The Independent on Sunday can claim to have played a part in changing such attitudes. The survey of Britain's fastest-growing, privately-owned companies that the paper launched in 1991 with what was then Price Waterhouse, has demonstrated that not all unquoted companies are little more than one-man bands struggling to survive. On the contrary, the survey has highlighted the staggering performance of organisations that are now well known but were then essentially unsung.

The pub chain JD Wetherspoon, the transport group Stagecoach and Merlin - the maker of the football cards so popular with young children - are among the graduates of the Independent 100. Other organisations have remained private and appeared in the listing several times - notably Loot, the publisher of the revolutionary classified advertisement newspaper that is the only company to have appeared every year; and Carphone Warehouse, the rapidly expanding supplier of mobile telephones that has just bought the Tandy chain of electrical shops. Morse, the computer company that has also made frequent appearances, only announced it was going public earlier this year.

Such companies would be remarkable enough if they had just managed in a very short space of time to come from nowhere to imprint their names upon our memories. But they have also between them created tens of thousands of jobs.

It is this last factor that has made entrepreneurial businesses impossible to ignore. At a time when big business is frequently characterised by cutbacks and mergers, they have been dynamic and expanding fast, largely through organic growth.

Consequently, politicians of all parties have hailed such firms as playing an increasingly central part in the national economy.

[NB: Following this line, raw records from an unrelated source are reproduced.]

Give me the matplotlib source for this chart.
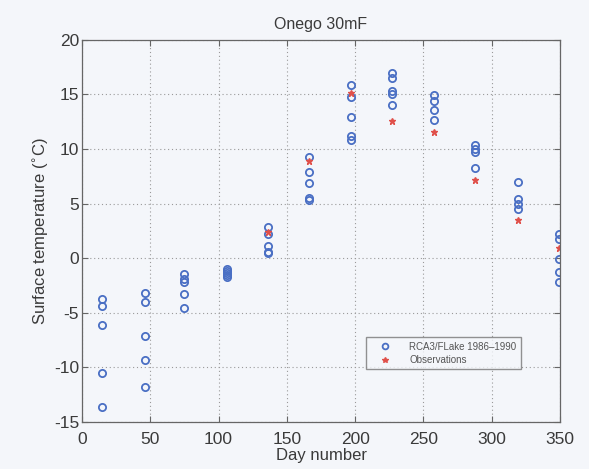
import matplotlib
matplotlib.use("Agg")
import matplotlib.pyplot as plt
import numpy as np

plt.rcParams['font.family'] = ['Liberation Sans', 'DejaVu Sans']
plt.rcParams['axes.unicode_minus'] = False

# Model output: day of year and simulated surface temperatures (one list per day)
model_days = [15, 46, 75, 106, 136, 166, 197, 227, 258, 288, 319, 349]
model_temps = [
    [-3.7, -4.4, -6.1, -10.5, -13.6],
    [-3.2, -4.0, -7.1, -9.35, -11.8],
    [-1.45, -1.9, -2.2, -3.3, -4.55],
    [-1.0, -1.2, -1.35, -1.5, -1.7],
    [2.9, 2.2, 1.1, 0.55, 0.45],
    [9.3, 7.9, 6.9, 5.5, 5.3],
    [15.85, 14.8, 12.95, 11.2, 10.8],
    [17.0, 16.5, 15.3, 15.0, 14.0],
    [14.95, 14.4, 13.6, 12.65],
    [10.35, 10.05, 9.75, 8.3],
    [6.95, 5.45, 4.95, 4.55],
    [2.25, 1.8, -0.1, -1.25, -2.2],
]

# Observed surface temperatures
obs_days = [136, 166, 197, 227, 258, 288, 319, 349]
obs_temps = [2.4, 8.9, 15.1, 12.55, 11.55, 7.15, 3.5, 0.9]

x_ticks = [0, 50, 100, 150, 200, 250, 300, 350]
y_ticks = [-15, -10, -5, 0, 5, 10, 15, 20]

paper = '#f4f6fa'
text_col = '#3a3a3a'

fig = plt.figure(figsize=(5.89, 4.69), dpi=100, facecolor=paper)
ax = fig.add_axes([0.139, 0.100, 0.812, 0.815], facecolor=paper)

mx = np.concatenate([[d] * len(t) for d, t in zip(model_days, model_temps)])
my = np.concatenate(model_temps)

ax.plot(mx, my, linestyle='none', marker='o', markersize=5.2,
        markerfacecolor='none', markeredgecolor='#4a6fc4', markeredgewidth=1.3,
        label='RCA3/FLake 1986\u20131990')
ax.plot(obs_days, obs_temps, linestyle='none', marker='*', markersize=5,
        color='#e0504a', label='Observations')

ax.set_xlim(0, 350)
ax.set_ylim(-15, 20)
ax.set_xticks(x_ticks)
ax.set_yticks(y_ticks)
ax.tick_params(direction='in', length=4, width=0.8, colors='#666666',
               labelcolor=text_col, labelsize=12.5, top=True, right=True)
ax.tick_params(axis='x', pad=7)
ax.tick_params(axis='y', pad=2)
ax.grid(True, linestyle=(0, (1, 2.5)), color='#9a9a9a', linewidth=0.8)
for s in ax.spines.values():
    s.set_color('#666666')
    s.set_linewidth(0.9)

ax.set_xlabel('Day number', fontsize=12, color=text_col, labelpad=1)
ax.set_ylabel('Surface temperature ($^{\\circ}$C)', fontsize=12, color=text_col, labelpad=2)
ax.set_title('Onego 30mF', fontsize=11.5, color=text_col, pad=8)

leg = ax.legend(loc='lower right', bbox_to_anchor=(0.928, 0.125), fontsize=7,
                frameon=True, fancybox=False, edgecolor='#777777',
                facecolor=paper, handletextpad=1.0, borderpad=0.45,
                labelspacing=0.35, handlelength=3.0, markerscale=0.8)
for t in leg.get_texts():
    t.set_color('#555555')

fig.savefig('out.png', dpi=100, facecolor=paper)
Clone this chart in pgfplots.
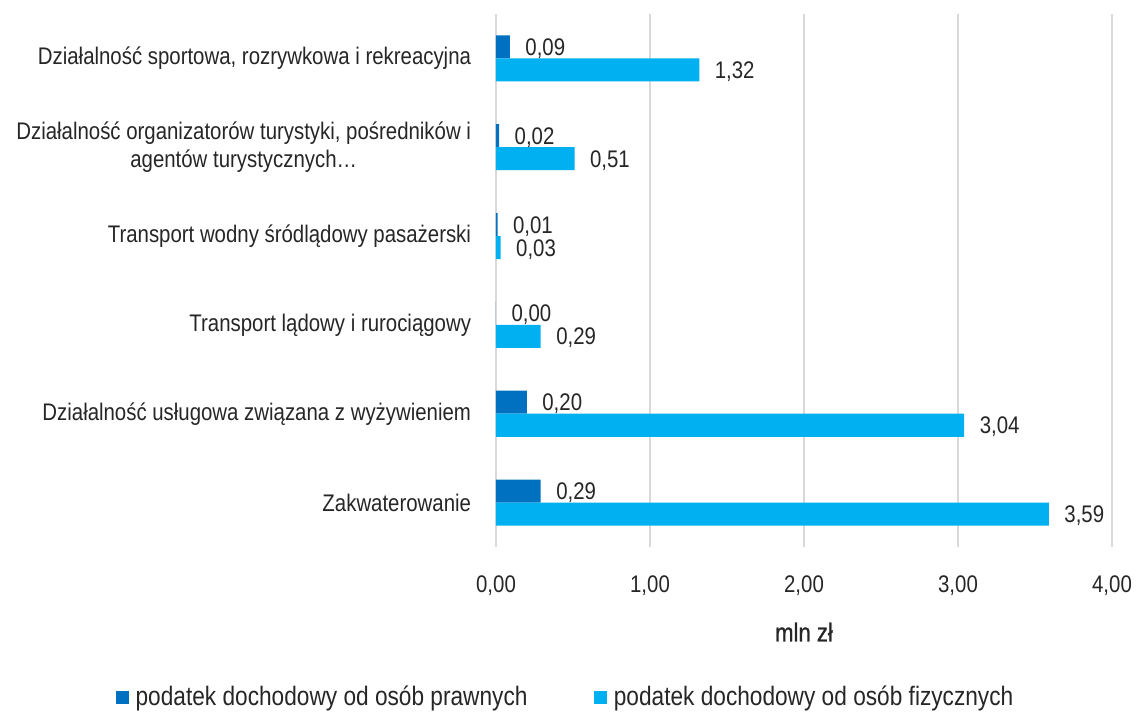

And hence the various pledges in budgets and elsewhere to introduce fiscal incentives for their development. And hence the review of banking policies under Donald Cruickshank.

Meanwhile, various other organisations have sought to measure and highlight their performance. Recent years have seen a spate of books and other publications devoted to a sector of the economy that previously was largely the preserve of a dedicated band of academics.

Gratifying as all this is, particularly for those of us who have been singing the praises of such businesses since long before it was fashionable to do so, it should not lull us into complacency. Though the combination of deregulation of certain markets and the rapid development of information technology has created the conditions for many of the businesses identified over the years, it is still true to say that a good number succeed despite the conditions rather than because of them.

As Mr Cruickshank is no doubt discovering, funding of small businesses remains a key problem. Yes, the venture capital industry has a much higher profile than it once did, but much of its money goes, not to fresh start- ups but to established businesses that are changing hands through management buy-outs. Much like the banks, such operators look increasingly like people who are set on finding sure-fire bets. In reality, very little finance finds its way to genuine start-ups.

This poses a problem for government ministers. They need to move beyond talking about the subject and set about making things change. It is all very well coming up with supposedly well-crafted measures designed to achieve very precise objectives in certain circumstances. But if they are serious about emulating the experience of California's Silicon Valley, they need to breathe deeply and create genuine and substantial tax incentives for wealthy individuals to invest in their neighbours' pet dreams.

At the same time, business needs to learn to help itself. Though it is difficult for individual organisations to buck markets, there is a strong case for a large corporation to make a stand against the short-sighted and demeaning practice of share buy-backs or special dividends.

It would be more logical if those companies that had contributed to the astronomical rise in the number of buy-backs over recent months had opted to go in for corporate venturing and invested their surplus cash in smaller companies.

Now, it has long been realised that big businesses are not the source of all knowledge. Entrepreneurial companies have much to teach their larger counterparts about such things as flexibility and adaptability. What they gain from the larger organisations is better deals on raw material prices and the like.

But it is not just the direct participants who win. The community as a whole benefits if organisations can create relationships of this sort. Indeed, if a big company wants to learn to behave like a start-up, what better introduction can there be than actually doing it?